#### Given problem:
Among the entries that follow, locate the line with "Reproduce this chart with React, TypeScript" and the line with "const AXIS = '#666666';". Output those lines and all lines in between, exactly, minus the pictures.

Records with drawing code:
· · · · ·

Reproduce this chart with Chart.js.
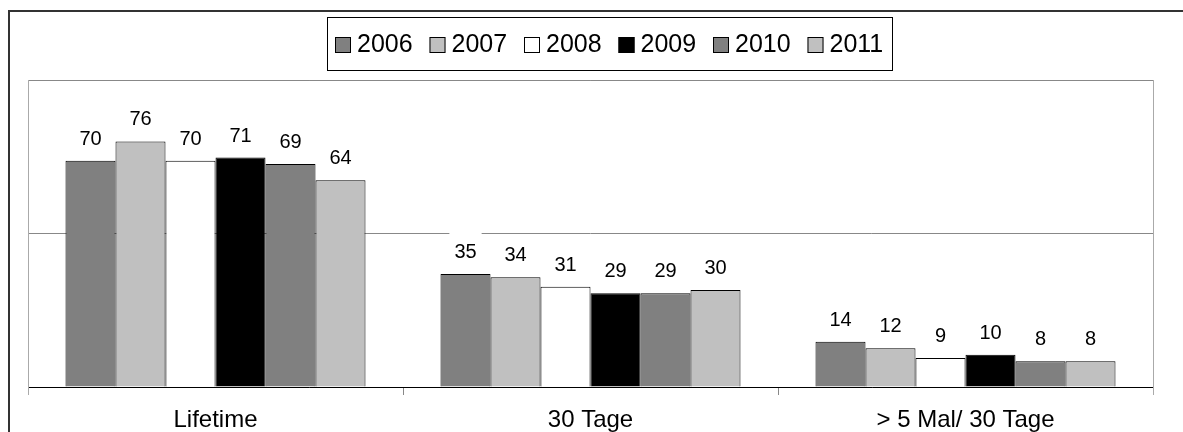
<!DOCTYPE html>
<html>
<head>
<meta charset="utf-8">
<script src="https://cdn.jsdelivr.net/npm/chart.js@4"></script>
<style>
  html, body { margin: 0; padding: 0; background: #fff; overflow: hidden; }
  #wrap { width: 1183px; height: 432px; }
</style>
</head>
<body>
<div id="wrap"><canvas id="chart" width="1183" height="432"></canvas></div>
<script>
// --- data ---
const categories = ['Lifetime', '30 Tage', '> 5 Mal/ 30 Tage'];
const years = ['2006', '2007', '2008', '2009', '2010', '2011'];
const v2006 = [70, 35, 14];
const v2007 = [76, 34, 12];
const v2008 = [70, 31, 9];
const v2009 = [71, 29, 10];
const v2010 = [69, 29, 8];
const v2011 = [64, 30, 8];
const yMax = 95;
const yStep = 47.5;

const seriesValues = [v2006, v2007, v2008, v2009, v2010, v2011];
const fills = ['#808080', '#c0c0c0', '#ffffff', '#000000', '#808080', '#c0c0c0'];
const FONT = '"Liberation Sans", Arial, sans-serif';

// outer frame (cut off at right/bottom) + plot frame
const framePlugin = {
  id: 'frames',
  beforeDraw(chart) {
    const c = chart.ctx;
    c.save();
    c.fillStyle = '#fff';
    c.fillRect(0, 0, chart.width, chart.height);
    c.strokeStyle = '#333';
    c.lineWidth = 2;
    c.beginPath();
    c.moveTo(9, chart.height);
    c.lineTo(9, 11);
    c.lineTo(chart.width, 11);
    c.stroke();
    c.restore();
  },
  beforeDatasetsDraw(chart) {
    const a = chart.chartArea;
    const c = chart.ctx;
    c.save();
    c.lineWidth = 1;
    c.strokeStyle = '#888';
    c.beginPath();
    c.moveTo(a.left, a.top + 0.5);
    c.lineTo(a.right, a.top + 0.5);
    c.stroke();
    c.strokeStyle = '#aaa';
    c.beginPath();
    c.moveTo(a.left + 0.5, a.top);
    c.lineTo(a.left + 0.5, a.bottom + 8);
    c.moveTo(a.right + 0.5, a.top);
    c.lineTo(a.right + 0.5, a.bottom + 8);
    c.stroke();
    c.restore();
  }
};

// value labels with white background
const labelPlugin = {
  id: 'valueLabels',
  afterDatasetsDraw(chart) {
    const c = chart.ctx;
    c.save();
    c.font = '20px ' + FONT;
    c.textAlign = 'center';
    c.textBaseline = 'alphabetic';
    chart.data.datasets.forEach((ds, di) => {
      chart.getDatasetMeta(di).data.forEach((bar, i) => {
        const txt = String(ds.data[i]);
        const w = c.measureText(txt).width;
        const y = bar.y - 16;
        c.fillStyle = '#fff';
        c.fillRect(bar.x - w / 2 - 5, y - 25, w + 10, 30);
        c.fillStyle = '#000';
        c.fillText(txt, bar.x, y);
      });
    });
    c.restore();
  }
};

// boxed legend
const legendPlugin = {
  id: 'boxLegend',
  afterDraw(chart) {
    const c = chart.ctx;
    const left = 327.5, top = 17.5, right = 892.5, bottom = 70.5;
    c.save();
    c.fillStyle = '#fff';
    c.fillRect(left, top, right - left, bottom - top);
    c.strokeStyle = '#000';
    c.lineWidth = 1;
    c.strokeRect(left, top, right - left, bottom - top);
    c.font = '25px ' + FONT;
    c.textBaseline = 'middle';
    c.textAlign = 'left';
    let x = 335;
    chart.data.datasets.forEach(ds => {
      c.fillStyle = ds.backgroundColor;
      c.fillRect(x, 37, 16, 16);
      c.strokeStyle = '#000';
      c.strokeRect(x + 0.5, 37.5, 15, 15);
      c.fillStyle = '#000';
      c.fillText(ds.label, x + 22, 45);
      x += 94.5;
    });
    c.restore();
  }
};

new Chart(document.getElementById('chart'), {
  type: 'bar',
  data: {
    labels: categories,
    datasets: years.map((y, i) => ({
      label: y,
      data: seriesValues[i],
      backgroundColor: fills[i],
      borderColor: '#000',
      borderWidth: 1,
      categoryPercentage: 0.8,
      barPercentage: 1.0
    }))
  },
  options: {
    responsive: false,
    devicePixelRatio: 1,
    animation: false,
    layout: { padding: { left: 28, right: 30, top: 80, bottom: 0 } },
    plugins: {
      legend: { display: false },
      tooltip: { enabled: false }
    },
    scales: {
      x: {
        afterFit(scale) { scale.height = 45; },
        grid: {
          drawOnChartArea: false,
          tickLength: 8,
          tickColor: ctx => (ctx.index === 1 || ctx.index === 2) ? '#888' : 'transparent'
        },
        border: { color: '#000', width: 1 },
        ticks: { color: '#000', font: { family: FONT, size: 24 }, padding: 11, maxRotation: 0 }
      },
      y: {
        min: 0,
        max: yMax,
        afterFit(scale) { scale.width = 0; },
        ticks: { display: false, stepSize: yStep },
        grid: { drawTicks: false, color: '#888' },
        border: { display: false }
      }
    }
  },
  plugins: [framePlugin, labelPlugin, legendPlugin]
});
</script>
</body>
</html>
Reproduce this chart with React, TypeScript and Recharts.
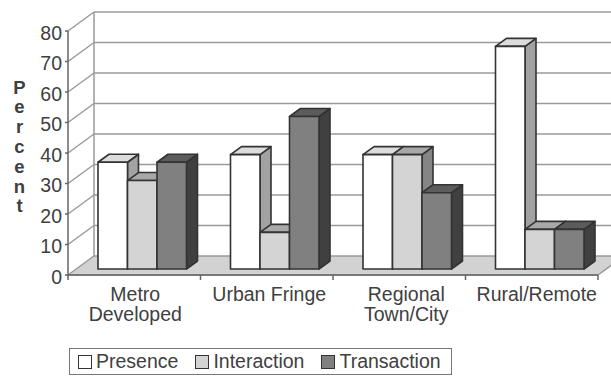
import { BarChart, Bar, XAxis, YAxis, Legend, ReferenceLine } from 'recharts';

const categories = ['Metro Developed', 'Urban Fringe', 'Regional Town/City', 'Rural/Remote'];
const presence = [35, 37.5, 37.5, 73];
const interaction = [29, 12, 37.5, 13];
const transaction = [35, 50, 25, 13];
const yTicks = [0, 10, 20, 30, 40, 50, 60, 70, 80];
const axisLetters = ['P', 'e', 'r', 'c', 'e', 'n', 't'];

const rows = categories.map((name, i) => ({
  name,
  presence: presence[i],
  interaction: interaction[i],
  transaction: transaction[i],
}));

const WIDTH = 611;
const HEIGHT = 376;
const PLOT_LEFT = 68;
const PLOT_RIGHT = 598;
const BAND = (PLOT_RIGHT - PLOT_LEFT) / categories.length;
const FONT = '"Liberation Sans", Arial, sans-serif';
const TEXT = '#404040';
const GRID = '#9a9a9a';
const AXIS = '#666666';

// how far the back wall sits behind the axis plane
const WALL_DX = 26;
const WALL_DY = -19;
// bars stand slightly inside the floor, and have their own depth
const BAR_SHIFT_X = 8;
const BAR_SHIFT_Y = -6;
const DEPTH_X = 11;
const DEPTH_Y = -8;
// category labels are not quite centred under their bands
const LABEL_NUDGE = [1, 2.5, 7, 5];

function Box({ x, y, width, height, fill, top, side }: any) {
  const l = x + BAR_SHIFT_X;
  const r = l + width;
  const t = y + BAR_SHIFT_Y;
  const b = t + height;
  const edge = { stroke: '#333333', strokeWidth: 1.6, strokeLinejoin: 'round' as const };
  return (
    <g>
      <polygon
        points={`${r},${t} ${r + DEPTH_X},${t + DEPTH_Y} ${r + DEPTH_X},${b + DEPTH_Y} ${r},${b}`}
        fill={side}
        {...edge}
      />
      <polygon
        points={`${l},${t} ${l + DEPTH_X},${t + DEPTH_Y} ${r + DEPTH_X},${t + DEPTH_Y} ${r},${t}`}
        fill={top}
        {...edge}
      />
      <rect x={l} y={t} width={width} height={height} fill={fill} {...edge} />
    </g>
  );
}

// gridline on the back wall plus the diagonal back to the y axis
function WallLine({ x1, y1, x2 }: any) {
  return (
    <g stroke={GRID} strokeWidth={1.5} fill="none">
      <line x1={x1} y1={y1} x2={x1 + WALL_DX} y2={y1 + WALL_DY} />
      <line x1={x1 + WALL_DX} y1={y1 + WALL_DY} x2={x2 + WALL_DX} y2={y1 + WALL_DY} />
    </g>
  );
}

function Floor({ x1, y1, x2 }: any) {
  return (
    <polygon
      points={`${x1},${y1} ${x1 + WALL_DX},${y1 + WALL_DY} ${x2 + WALL_DX},${y1 + WALL_DY} ${x2},${y1}`}
      fill="#d2d2d2"
      stroke={GRID}
      strokeWidth={1.5}
    />
  );
}

function WallEdge({ x1, y1, y2 }: any) {
  const x = x1 - BAND / 2 + WALL_DX;
  return <line x1={x} y1={y1 + WALL_DY} x2={x} y2={y2 + WALL_DY} stroke={GRID} strokeWidth={1.5} />;
}

function CategoryTick({ x, y, payload, index }: any) {
  const words = String(payload.value);
  const lines = words === 'Urban Fringe' || words === 'Rural/Remote' ? [words] : words.split(' ');
  const last = index === categories.length - 1;
  const labelX = x + LABEL_NUDGE[index];
  return (
    <g>
      <line x1={x - BAND / 2} y1={275} x2={x - BAND / 2} y2={280} stroke={AXIS} strokeWidth={1.5} />
      {last && <line x1={x + BAND / 2} y1={275} x2={x + BAND / 2} y2={280} stroke={AXIS} strokeWidth={1.5} />}
      <text x={labelX} y={y} textAnchor="middle" fontFamily={FONT} fontSize={19.5} fill={TEXT}>
        {lines.map((line: string, i: number) => (
          <tspan key={line} x={labelX} y={301 + i * 20}>
            {line}
          </tspan>
        ))}
      </text>
    </g>
  );
}

function StackedAxisLabel() {
  return (
    <text textAnchor="middle" fontFamily={FONT} fontSize={18.5} fontWeight="bold" fill={TEXT}>
      {axisLetters.map((letter, i) => (
        <tspan key={i} x={19.5} y={93.5 + i * 19.8}>
          {letter}
        </tspan>
      ))}
    </text>
  );
}

function LegendBox({ payload }: any) {
  return (
    <div
      style={{
        boxSizing: 'border-box',
        width: 383,
        height: 27,
        border: '1.5px solid #777777',
        display: 'flex',
        alignItems: 'center',
        paddingLeft: 8,
        fontFamily: FONT,
        fontSize: 19.5,
        color: TEXT,
        background: '#ffffff',
      }}
    >
      {(payload ?? []).map((entry: any) => (
        <span key={entry.value} style={{ display: 'flex', alignItems: 'center', marginRight: 17 }}>
          <span
            style={{
              display: 'inline-block',
              boxSizing: 'border-box',
              width: 14,
              height: 14,
              border: '1.6px solid #333333',
              background: entry.color,
              marginRight: 4,
            }}
          />
          {entry.value}
        </span>
      ))}
    </div>
  );
}

export default function App() {
  return (
    <div style={{ position: 'absolute', left: 0, top: 0, width: WIDTH, height: HEIGHT, background: '#fff', overflow: 'hidden' }}>
      <BarChart
        width={WIDTH}
        height={HEIGHT}
        data={rows}
        margin={{ top: 31, right: WIDTH - PLOT_RIGHT, bottom: 0, left: 0 }}
        barSize={29.5}
        barGap={0}
      >
        <XAxis
          dataKey="name"
          height={HEIGHT - 275}
          interval={0}
          tick={<CategoryTick />}
          tickLine={false}
          axisLine={{ stroke: AXIS, strokeWidth: 1.5 }}
        />
        <YAxis
          width={PLOT_LEFT}
          domain={[0, 80]}
          ticks={yTicks}
          interval={0}
          tickSize={3}
          tickMargin={3}
          tick={{ fontFamily: FONT, fontSize: 19.5, fill: TEXT, dy: 2 }}
          tickLine={{ stroke: AXIS, strokeWidth: 1.5 }}
          axisLine={{ stroke: AXIS, strokeWidth: 1.5 }}
          label={<StackedAxisLabel />}
        />
        <ReferenceLine y={0} shape={<Floor />} zIndex={-60} />
        {yTicks.slice(1).map((v) => (
          <ReferenceLine key={v} y={v} shape={<WallLine />} zIndex={-50} />
        ))}
        <ReferenceLine x={categories[0]} shape={<WallEdge />} zIndex={-50} />
        <Legend
          verticalAlign="middle"
          align="center"
          layout="horizontal"
          itemSorter={null}
          wrapperStyle={{ left: 69, top: 348, width: 383, height: 27 }}
          content={<LegendBox />}
        />
        <Bar
          dataKey="presence"
          name="Presence"
          fill="#ffffff"
          isAnimationActive={false}
          shape={<Box top="#dcdcdc" side="#a2a2a2" />}
        />
        <Bar
          dataKey="interaction"
          name="Interaction"
          fill="#d4d4d4"
          isAnimationActive={false}
          shape={<Box top="#a8a8a8" side="#858585" />}
        />
        <Bar
          dataKey="transaction"
          name="Transaction"
          fill="#808080"
          isAnimationActive={false}
          shape={<Box top="#5c5c5c" side="#404040" />}
        />
      </BarChart>
    </div>
  );
}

· · · · ·

#### Answer to the problem:
Reproduce this chart with React, TypeScript and Recharts.
import { BarChart, Bar, XAxis, YAxis, Legend, ReferenceLine } from 'recharts';

const categories = ['Metro Developed', 'Urban Fringe', 'Regional Town/City', 'Rural/Remote'];
const presence = [35, 37.5, 37.5, 73];
const interaction = [29, 12, 37.5, 13];
const transaction = [35, 50, 25, 13];
const yTicks = [0, 10, 20, 30, 40, 50, 60, 70, 80];
const axisLetters = ['P', 'e', 'r', 'c', 'e', 'n', 't'];

const rows = categories.map((name, i) => ({
  name,
  presence: presence[i],
  interaction: interaction[i],
  transaction: transaction[i],
}));

const WIDTH = 611;
const HEIGHT = 376;
const PLOT_LEFT = 68;
const PLOT_RIGHT = 598;
const BAND = (PLOT_RIGHT - PLOT_LEFT) / categories.length;
const FONT = '"Liberation Sans", Arial, sans-serif';
const TEXT = '#404040';
const GRID = '#9a9a9a';
const AXIS = '#666666';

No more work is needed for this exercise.